Dataform works exclusively with BigQuery. This is not a current limitation that might expand — it is a design choice reflecting Dataform’s identity as a GCP-native service. If your organization adopts Snowflake for a new workload, acquires a company running on Databricks, or needs a Redshift cluster for a specific use case, Dataform cannot follow.

The lock-in risk is probabilistic. If you are certain BigQuery is your only warehouse for the foreseeable future, single-platform support is irrelevant. But “foreseeable future” in data infrastructure rarely extends beyond 3-5 years, and organizational changes (mergers, new product lines, vendor negotiations) often force multi-platform scenarios that nobody planned for.

The Compounding Effect

These gaps interact.
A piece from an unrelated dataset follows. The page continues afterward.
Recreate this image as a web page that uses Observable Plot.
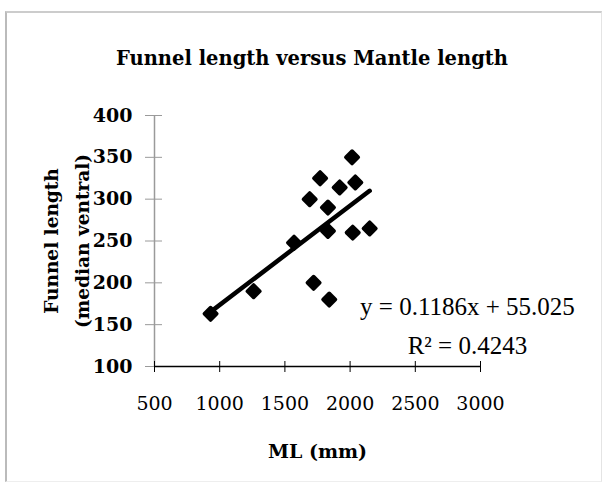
<!DOCTYPE html>
<html>
<head>
<meta charset="utf-8">
<script src="https://cdn.jsdelivr.net/npm/d3@7"></script>
<script src="https://cdn.jsdelivr.net/npm/@observablehq/plot@0.6"></script>
<style>
  html, body { margin: 0; padding: 0; background: #fff; }
  #wrap { position: relative; width: 607px; height: 483px; overflow: hidden; background: #fff; }
  #frame { position: absolute; left: 5px; top: 11px; width: 594px; height: 468px;
           border-left: 2px solid #bbb; border-top: 2px solid #ccc; border-right: 1px solid #e4e4e4; border-bottom: 1px solid #eee; }
  #title { position: absolute; left: 312px; top: 47px; transform: translateX(-50%); white-space: nowrap;
           font-family: "DejaVu Serif", serif; font-weight: bold; font-size: 19.5px; line-height: 24px; color: #000; }
  #chart { position: absolute; left: 0; top: 80px; }
</style>
</head>
<body>
<div id="wrap">
  <div id="frame"></div>
  <div id="title"></div>
  <div id="chart"></div>
</div>
<script>
// ---- data ----
const titleText = "Funnel length versus Mantle length";
const xLabel = "ML (mm)";
const yLabel = "Funnel length\n(median ventral)";
const mantleLength = [930, 1260, 1570, 1690, 1720, 1770, 1830, 1830, 1840, 1920, 2015, 2020, 2040, 2150];
const funnelLength = [163, 190, 248, 300, 200, 325, 290, 262, 180, 314, 350, 260, 320, 265];
const xTicks = [500, 1000, 1500, 2000, 2500, 3000];
const yTicks = [100, 150, 200, 250, 300, 350, 400];
const slope = 0.1186;
const intercept = 55.025;
const equationText = "y = 0.1186x + 55.025";
const r2Text = "R\u00B2 = 0.4243";
const equationAnchor = [2900, 171];
const r2Anchor = [2900, 125];

// ---- build ----
document.getElementById("title").textContent = titleText;

const points = mantleLength.map((x, i) => ({x, y: funnelLength[i]}));
const xExtent = d3.extent(mantleLength);
const trend = xExtent.map(x => ({x, y: slope * x + intercept}));
const fmt = d3.format("d");

const chart = Plot.plot({
  width: 607,
  height: 403,
  marginLeft: 154,
  marginRight: 127,
  marginTop: 35,
  marginBottom: 117,
  style: {fontFamily: "DejaVu Serif, serif", fontSize: "18px", background: "transparent", color: "#000"},
  x: {domain: [xTicks[0], xTicks[xTicks.length - 1]]},
  y: {domain: [yTicks[0], yTicks[yTicks.length - 1]]},
  marks: [
    Plot.ruleX([xTicks[0]], {stroke: "#9a9a9a", strokeWidth: 1.5}),
    Plot.axisY({ticks: yTicks, tickFormat: fmt, tickSize: 17, dx: 8, tickPadding: 13, stroke: "#9a9a9a", fill: "#000",
                fontSize: 19, fontWeight: "bold", label: null}),
    Plot.ruleY([yTicks[0]], {stroke: "#000", strokeWidth: 1.5}),
    Plot.axisX({ticks: xTicks, tickFormat: fmt, tickSize: 11, dy: -5, tickPadding: 24, stroke: "#000", fill: "#000",
                fontSize: 19, label: null}),
    Plot.line(trend, {x: "x", y: "y", stroke: "#000", strokeWidth: 4.5, strokeLinecap: "round"}),
    Plot.dot(points, {x: "x", y: "y", symbol: "diamond2", r: 5.6, fill: "#000", stroke: "#000",
                      strokeWidth: 3.6, strokeLinejoin: "round"}),
    Plot.text([equationText], {x: () => equationAnchor[0], y: () => equationAnchor[1], text: d => d,
                               fontFamily: "Liberation Serif, serif", fontSize: 25, fill: "#000"}),
    Plot.text([r2Text], {x: () => r2Anchor[0], y: () => r2Anchor[1], text: d => d,
                         fontFamily: "Liberation Serif, serif", fontSize: 25, fill: "#000"}),
    Plot.text([xLabel], {frameAnchor: "bottom", dy: 91, text: d => d, fontWeight: "bold", fontSize: 19, fill: "#000"}),
    Plot.text([yLabel], {frameAnchor: "left", dx: -91, rotate: -90, lineHeight: 1.7, textAnchor: "middle",
                         lineAnchor: "middle", text: d => d, fontWeight: "bold", fontSize: 18.5, fill: "#000"})
  ]
});
document.getElementById("chart").appendChild(chart);
</script>
</body>
</html>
Without CI/CD, testing becomes more important — but testing is also limited. Without packages, teams write more custom code — but without rich IDE tooling, writing that code is slower. Without platform portability, switching costs rise — making the decision to stay with Dataform increasingly irreversible over time.

Each gap individually might be acceptable. The combination creates an ecosystem deficit that grows with project complexity. For a 20-model project with basic needs, the gaps barely matter. For a 200-model project with CI requirements, data quality SLAs, and potential multi-cloud futures, they define the daily experience of every engineer on the team.